## begin DATASET EXTRACT

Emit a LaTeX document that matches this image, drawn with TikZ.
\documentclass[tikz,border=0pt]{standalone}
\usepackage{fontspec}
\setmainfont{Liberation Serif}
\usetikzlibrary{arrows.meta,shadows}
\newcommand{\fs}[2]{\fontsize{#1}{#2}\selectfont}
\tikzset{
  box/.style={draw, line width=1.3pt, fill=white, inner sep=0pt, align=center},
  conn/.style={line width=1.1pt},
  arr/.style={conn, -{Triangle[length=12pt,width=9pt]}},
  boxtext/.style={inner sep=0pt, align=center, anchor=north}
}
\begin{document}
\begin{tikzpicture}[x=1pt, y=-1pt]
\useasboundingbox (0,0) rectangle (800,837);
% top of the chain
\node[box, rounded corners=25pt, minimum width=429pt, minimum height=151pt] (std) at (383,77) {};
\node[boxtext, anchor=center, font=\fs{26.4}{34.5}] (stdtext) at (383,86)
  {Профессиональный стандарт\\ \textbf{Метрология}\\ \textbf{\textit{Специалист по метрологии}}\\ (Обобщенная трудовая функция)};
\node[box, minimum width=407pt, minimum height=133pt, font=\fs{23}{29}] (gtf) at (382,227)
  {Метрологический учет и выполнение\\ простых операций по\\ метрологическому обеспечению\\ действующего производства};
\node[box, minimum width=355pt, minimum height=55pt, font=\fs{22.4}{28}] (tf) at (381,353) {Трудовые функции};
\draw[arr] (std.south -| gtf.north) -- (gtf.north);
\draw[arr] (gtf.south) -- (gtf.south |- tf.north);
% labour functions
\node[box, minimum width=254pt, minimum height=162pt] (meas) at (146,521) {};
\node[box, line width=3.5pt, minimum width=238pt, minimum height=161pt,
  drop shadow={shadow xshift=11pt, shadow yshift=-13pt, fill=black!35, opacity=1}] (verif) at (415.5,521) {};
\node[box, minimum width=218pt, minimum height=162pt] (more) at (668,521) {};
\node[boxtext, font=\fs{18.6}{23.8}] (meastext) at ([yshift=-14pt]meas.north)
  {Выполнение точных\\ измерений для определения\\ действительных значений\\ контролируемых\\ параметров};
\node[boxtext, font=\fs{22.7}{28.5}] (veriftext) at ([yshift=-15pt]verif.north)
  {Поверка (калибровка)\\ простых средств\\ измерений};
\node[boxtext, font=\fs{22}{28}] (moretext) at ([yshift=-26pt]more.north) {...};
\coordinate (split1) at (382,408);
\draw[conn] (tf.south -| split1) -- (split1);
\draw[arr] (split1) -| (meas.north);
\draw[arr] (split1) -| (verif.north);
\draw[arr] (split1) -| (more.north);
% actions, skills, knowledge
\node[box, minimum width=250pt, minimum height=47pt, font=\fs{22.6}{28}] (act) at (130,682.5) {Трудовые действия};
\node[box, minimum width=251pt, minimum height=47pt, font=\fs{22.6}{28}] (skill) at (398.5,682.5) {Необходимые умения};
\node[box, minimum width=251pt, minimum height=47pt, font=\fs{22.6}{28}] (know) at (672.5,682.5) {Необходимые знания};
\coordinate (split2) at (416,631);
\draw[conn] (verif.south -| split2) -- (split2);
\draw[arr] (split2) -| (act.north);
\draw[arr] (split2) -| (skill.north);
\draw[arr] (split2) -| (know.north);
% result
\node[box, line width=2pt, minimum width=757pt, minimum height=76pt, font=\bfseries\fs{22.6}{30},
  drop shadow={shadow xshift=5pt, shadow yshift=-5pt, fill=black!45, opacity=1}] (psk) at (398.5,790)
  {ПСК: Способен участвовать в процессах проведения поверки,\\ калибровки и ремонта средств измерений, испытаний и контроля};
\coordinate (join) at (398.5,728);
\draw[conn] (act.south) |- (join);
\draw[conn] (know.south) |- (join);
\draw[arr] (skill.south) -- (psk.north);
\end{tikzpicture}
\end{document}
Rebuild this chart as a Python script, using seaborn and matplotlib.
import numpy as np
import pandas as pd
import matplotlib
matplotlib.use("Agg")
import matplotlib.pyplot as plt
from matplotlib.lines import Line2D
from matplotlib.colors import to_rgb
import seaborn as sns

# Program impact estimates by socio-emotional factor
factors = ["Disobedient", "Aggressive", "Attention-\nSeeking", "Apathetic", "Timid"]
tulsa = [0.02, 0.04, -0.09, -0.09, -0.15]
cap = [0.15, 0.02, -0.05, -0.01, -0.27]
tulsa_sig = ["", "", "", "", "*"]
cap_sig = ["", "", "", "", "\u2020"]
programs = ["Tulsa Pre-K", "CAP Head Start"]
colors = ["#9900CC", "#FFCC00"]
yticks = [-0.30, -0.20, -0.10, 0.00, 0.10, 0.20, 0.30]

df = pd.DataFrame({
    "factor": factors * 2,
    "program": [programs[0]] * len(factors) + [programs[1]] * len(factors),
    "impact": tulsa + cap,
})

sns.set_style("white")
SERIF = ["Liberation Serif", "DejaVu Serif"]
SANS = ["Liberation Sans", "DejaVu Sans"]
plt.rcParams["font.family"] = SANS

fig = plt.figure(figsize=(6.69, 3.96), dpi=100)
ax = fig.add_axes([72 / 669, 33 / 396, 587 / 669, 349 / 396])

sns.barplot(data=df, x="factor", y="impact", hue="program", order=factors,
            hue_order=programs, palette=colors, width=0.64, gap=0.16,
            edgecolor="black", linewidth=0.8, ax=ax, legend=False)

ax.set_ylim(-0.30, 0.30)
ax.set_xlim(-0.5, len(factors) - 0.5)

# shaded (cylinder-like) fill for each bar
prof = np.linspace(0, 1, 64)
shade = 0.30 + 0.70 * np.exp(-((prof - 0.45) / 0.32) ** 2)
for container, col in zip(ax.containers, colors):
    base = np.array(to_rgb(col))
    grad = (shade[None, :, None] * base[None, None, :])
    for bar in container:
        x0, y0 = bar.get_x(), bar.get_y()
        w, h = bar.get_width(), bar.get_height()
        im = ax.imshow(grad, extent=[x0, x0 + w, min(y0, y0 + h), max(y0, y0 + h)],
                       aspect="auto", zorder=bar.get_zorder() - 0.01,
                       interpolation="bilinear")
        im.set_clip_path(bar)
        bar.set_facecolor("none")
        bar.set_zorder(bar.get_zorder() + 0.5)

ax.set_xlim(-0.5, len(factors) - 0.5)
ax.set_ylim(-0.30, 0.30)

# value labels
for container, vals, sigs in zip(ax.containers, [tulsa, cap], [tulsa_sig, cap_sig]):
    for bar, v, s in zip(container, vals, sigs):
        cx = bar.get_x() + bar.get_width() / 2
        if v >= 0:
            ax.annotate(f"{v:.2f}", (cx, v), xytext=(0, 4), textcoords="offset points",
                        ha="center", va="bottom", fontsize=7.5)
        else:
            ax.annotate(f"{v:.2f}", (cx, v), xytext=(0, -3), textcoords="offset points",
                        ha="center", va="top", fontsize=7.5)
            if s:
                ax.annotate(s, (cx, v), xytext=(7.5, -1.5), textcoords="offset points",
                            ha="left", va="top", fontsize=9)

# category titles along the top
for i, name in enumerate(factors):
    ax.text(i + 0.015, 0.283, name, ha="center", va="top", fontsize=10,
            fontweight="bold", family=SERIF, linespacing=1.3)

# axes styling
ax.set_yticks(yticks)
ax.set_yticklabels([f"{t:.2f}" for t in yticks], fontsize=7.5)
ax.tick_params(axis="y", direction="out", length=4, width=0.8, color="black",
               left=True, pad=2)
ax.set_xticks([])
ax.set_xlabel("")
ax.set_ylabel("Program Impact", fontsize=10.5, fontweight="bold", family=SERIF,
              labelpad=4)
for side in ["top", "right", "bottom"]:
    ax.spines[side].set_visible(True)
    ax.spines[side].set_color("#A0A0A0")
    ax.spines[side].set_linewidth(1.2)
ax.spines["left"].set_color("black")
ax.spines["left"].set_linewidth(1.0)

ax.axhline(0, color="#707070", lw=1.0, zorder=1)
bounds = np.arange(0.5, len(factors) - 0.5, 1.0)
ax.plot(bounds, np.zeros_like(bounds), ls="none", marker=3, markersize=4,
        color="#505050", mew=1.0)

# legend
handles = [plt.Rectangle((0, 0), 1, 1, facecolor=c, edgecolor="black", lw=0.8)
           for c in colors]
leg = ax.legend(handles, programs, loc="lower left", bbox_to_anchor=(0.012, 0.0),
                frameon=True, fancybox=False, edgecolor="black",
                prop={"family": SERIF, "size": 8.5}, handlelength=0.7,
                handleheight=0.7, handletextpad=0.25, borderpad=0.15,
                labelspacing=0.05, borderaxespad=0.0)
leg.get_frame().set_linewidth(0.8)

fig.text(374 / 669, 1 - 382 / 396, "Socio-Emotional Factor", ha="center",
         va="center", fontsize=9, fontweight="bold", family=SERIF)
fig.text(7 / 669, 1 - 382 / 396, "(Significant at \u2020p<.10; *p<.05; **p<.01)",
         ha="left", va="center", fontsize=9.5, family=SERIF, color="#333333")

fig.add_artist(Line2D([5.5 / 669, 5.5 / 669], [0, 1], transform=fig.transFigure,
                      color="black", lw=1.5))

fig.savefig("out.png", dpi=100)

## end DATASET EXTRACT

▸ **AIM**:
Every line from the one containing "Rebuild this chart" through the one containing "ax = fig.add_axes([72" is to be given again exactly, both ends included, and no line outside that range.

▸ **EXERCISE ANSWER**:
Rebuild this chart as a Python script, using seaborn and matplotlib.
import numpy as np
import pandas as pd
import matplotlib
matplotlib.use("Agg")
import matplotlib.pyplot as plt
from matplotlib.lines import Line2D
from matplotlib.colors import to_rgb
import seaborn as sns

# Program impact estimates by socio-emotional factor
factors = ["Disobedient", "Aggressive", "Attention-\nSeeking", "Apathetic", "Timid"]
tulsa = [0.02, 0.04, -0.09, -0.09, -0.15]
cap = [0.15, 0.02, -0.05, -0.01, -0.27]
tulsa_sig = ["", "", "", "", "*"]
cap_sig = ["", "", "", "", "\u2020"]
programs = ["Tulsa Pre-K", "CAP Head Start"]
colors = ["#9900CC", "#FFCC00"]
yticks = [-0.30, -0.20, -0.10, 0.00, 0.10, 0.20, 0.30]

df = pd.DataFrame({
    "factor": factors * 2,
    "program": [programs[0]] * len(factors) + [programs[1]] * len(factors),
    "impact": tulsa + cap,
})

sns.set_style("white")
SERIF = ["Liberation Serif", "DejaVu Serif"]
SANS = ["Liberation Sans", "DejaVu Sans"]
plt.rcParams["font.family"] = SANS

fig = plt.figure(figsize=(6.69, 3.96), dpi=100)
ax = fig.add_axes([72 / 669, 33 / 396, 587 / 669, 349 / 396])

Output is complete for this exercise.